INSTALLING MPI ON LINUX CLUSTER :
A simple LAM user's manual
by D. Salvador & S. Le Saint
There are two programs able to run MPI on Linux : LAM and MPICH.
These two programs are available on Internet. The MPICH
version can be recovered on : http://www-unix.mcs.anl.gov/mpi/mpich/.
MPI for Linux runs on PC clusters. A cluster topology
is defined in a lamhosts file that contains a list of the cluster
nodes computers.
Then we have to build the virtual machine.
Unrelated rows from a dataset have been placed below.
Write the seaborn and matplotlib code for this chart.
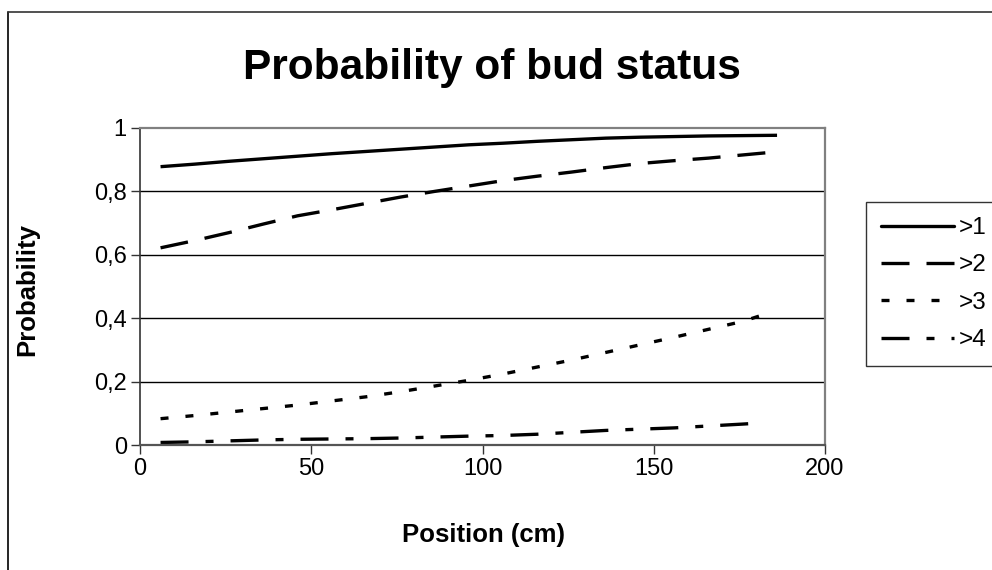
import pandas as pd
import numpy as np
import matplotlib
matplotlib.use('Agg')
import matplotlib.pyplot as plt
import seaborn as sns
from matplotlib.lines import Line2D

# positions along the shoot (cm)
pos_long = [6, 16, 26, 36, 46, 56, 66, 76, 86, 96, 106, 116, 126, 136, 146, 156, 166, 176, 186]
pos_short = [6, 16, 26, 36, 46, 56, 66, 76, 86, 96, 106, 116, 126, 136, 146, 156, 166, 176, 182]

p_gt1 = [0.878, 0.886, 0.895, 0.903, 0.911, 0.919, 0.926, 0.933, 0.940, 0.947,
         0.952, 0.958, 0.963, 0.968, 0.971, 0.973, 0.975, 0.976, 0.977]
p_gt2 = [0.622, 0.645, 0.670, 0.697, 0.723, 0.742, 0.762, 0.782, 0.800, 0.817,
         0.834, 0.848, 0.861, 0.875, 0.888, 0.897, 0.905, 0.915, 0.925]
p_gt3 = [0.083, 0.093, 0.104, 0.115, 0.126, 0.139, 0.152, 0.168, 0.186, 0.204,
         0.224, 0.246, 0.268, 0.292, 0.316, 0.340, 0.365, 0.390, 0.411]
p_gt4 = [0.008, 0.010, 0.013, 0.016, 0.018, 0.019, 0.020, 0.022, 0.025, 0.028,
         0.030, 0.034, 0.040, 0.046, 0.050, 0.054, 0.060, 0.066, 0.070]

labels = ['>1', '>2', '>3', '>4']
x_ticks = [0, 50, 100, 150, 200]
y_ticks = [0, 0.2, 0.4, 0.6, 0.8, 1]
y_ticklabels = ['0', '0,2', '0,4', '0,6', '0,8', '1']

df = pd.concat([
    pd.DataFrame({'pos': pos_long, 'prob': p_gt1, 'status': '>1'}),
    pd.DataFrame({'pos': pos_long, 'prob': p_gt2, 'status': '>2'}),
    pd.DataFrame({'pos': pos_short, 'prob': p_gt3, 'status': '>3'}),
    pd.DataFrame({'pos': pos_short, 'prob': p_gt4, 'status': '>4'}),
])

sns.set_style('white')
plt.rcParams['font.family'] = ['Liberation Sans', 'DejaVu Sans']
plt.rcParams['text.color'] = 'black'
plt.rcParams['xtick.color'] = 'black'
plt.rcParams['ytick.color'] = 'black'

lw = 2.4
styles = {
    '>1': '-',
    '>2': (0, (8.4, 5.1)),
    '>3': (0, (2.4, 5.1)),
    '>4': (0, (8.4, 5.1, 2.4, 5.1)),
}

fig = plt.figure(figsize=(9.92, 5.70), dpi=100)
W, H = 992, 570
ax = fig.add_axes([140 / W, 1 - 445 / H, (825 - 140) / W, (445 - 128) / H])

for lab in labels:
    sub = df[df['status'] == lab]
    sns.lineplot(data=sub, x='pos', y='prob', ax=ax, color='black',
                 linewidth=lw, linestyle=styles[lab], label=lab,
                 solid_capstyle='butt', dash_capstyle='butt')

ax.set_xlim(0, 200)
ax.set_ylim(0, 1)
ax.set_xticks(x_ticks)
ax.set_xticklabels([str(t) for t in x_ticks], fontsize=17)
ax.set_yticks(y_ticks)
ax.set_yticklabels(y_ticklabels, fontsize=17)
ax.tick_params(axis='both', direction='out', length=6.5, width=1, color='#333333',
               labelcolor='black', bottom=True, left=True, pad=3)

for y in [0.2, 0.4, 0.6, 0.8]:
    ax.axhline(y, color='black', linewidth=1, zorder=0)

for side in ['top', 'right', 'bottom']:
    ax.spines[side].set_color('#808080')
    ax.spines[side].set_linewidth(1.6)
ax.spines['left'].set_color('#333333')
ax.spines['left'].set_linewidth(1.2)
ax.spines['bottom'].set_color('#555555')

ax.set_xlabel('')
ax.set_ylabel('')
fig.text(492 / W, 1 - 68 / H, 'Probability of bud status', ha='center', va='center',
         fontsize=30.5, fontweight='bold', color='black')
fig.text(484 / W, 1 - 535 / H, 'Position (cm)', ha='center', va='center',
         fontsize=18.5, fontweight='bold', color='black')
fig.text(27 / W, 1 - 290 / H, 'Probability', ha='center', va='center',
         rotation=90, fontsize=18.5, fontweight='bold', color='black')

ax.get_legend().remove()
handles = [Line2D([], [], color='black', linewidth=lw, linestyle=styles[l],
                  dash_capstyle='butt') for l in labels]
leg = fig.legend(handles, labels, loc='upper left',
                 bbox_to_anchor=(866 / W, 1 - 202 / H), borderaxespad=0,
                 fontsize=17.5, frameon=True, fancybox=False, handlelength=3.0,
                 handletextpad=0.2, labelspacing=0.63, borderpad=0.62)
leg.get_frame().set_edgecolor('black')
leg.get_frame().set_linewidth(1)
for t in leg.get_texts():
    t.set_color('black')

# outer chart frame (left and top edges visible)
fig.add_artist(Line2D([8 / W, 8 / W], [0, 1 - 12 / H], transform=fig.transFigure,
                      color='black', linewidth=1.2))
fig.add_artist(Line2D([8 / W, 1], [1 - 12 / H, 1 - 12 / H], transform=fig.transFigure,
                      color='#333333', linewidth=1.2))

fig.savefig('out.png', dpi=100)
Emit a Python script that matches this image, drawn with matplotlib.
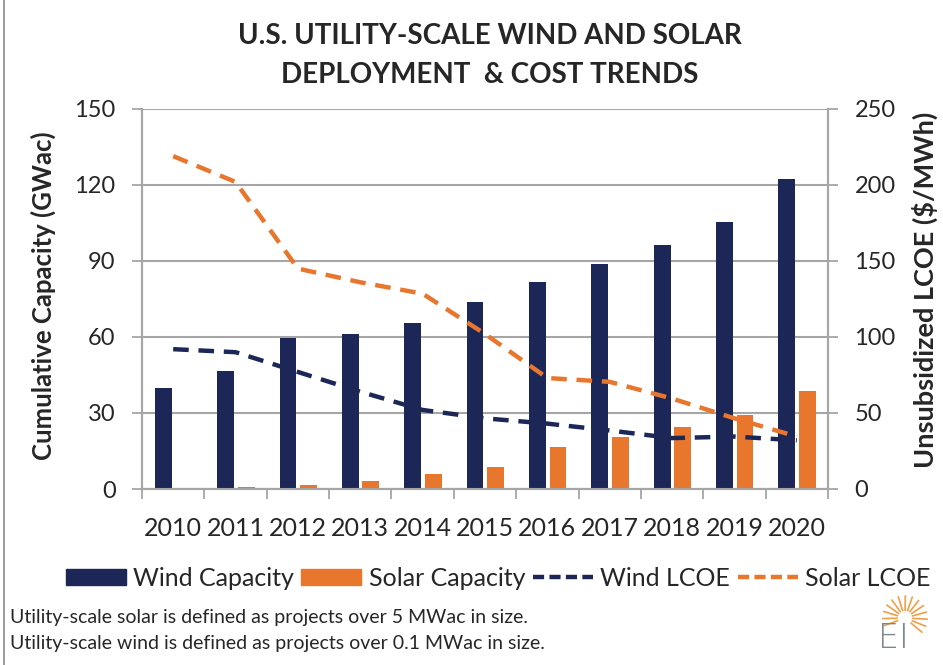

This is done
with the recon and lamboot commands.
In order for LAM to be started on a remote
Linux machine, several requirements have to be fulfilled:
1) The machine must be reachable via the network.
2) The user must be able to remotely execute on the machine with the default remote shell program that was chosen when LAM was configured. This is usually rsh(1), but any remote shell program is acceptable such as ssh(1), etc.). Note that remote host permission must be configured such that the remote shell program will not ask for a password when a command is invoked on remote host.
3) The remote user's shell must have a search path that will locate LAM executables.
4) The remote shell's startup file must not print anything to standard error when invoked non-interactively.
If any of these requirements
is not met for any machine declared in
lamhosts,
LAM will not be able to start. By running recon first,
the user will be able to quickly identify
and correct problems in the setup that would inhibit
LAM from starting.
The
lamboot tool starts the LAM software on each of
the machines specified in the boot schema, lamhosts. The
user may wish to first run the recon(1) tool to verify that LAM can be
started.
Starting LAM is a three step procedure.
In the first step, hboot(1) is invoked
on each of the specified machines. Then each
machine allocates a dynamic port and communicates it
back to lamboot which collects them. In the third step, lamboot gives
each machine the list of machines/ports in
order to form a fully connected topology.
To close the virtual
machine session, we use the wipe command.
The wipe tool removes all traces of the LAM session
on the network.
To
start MPICH or LAM, you have to type out : mpirun -np n with
n
the number of nodes of the cluster.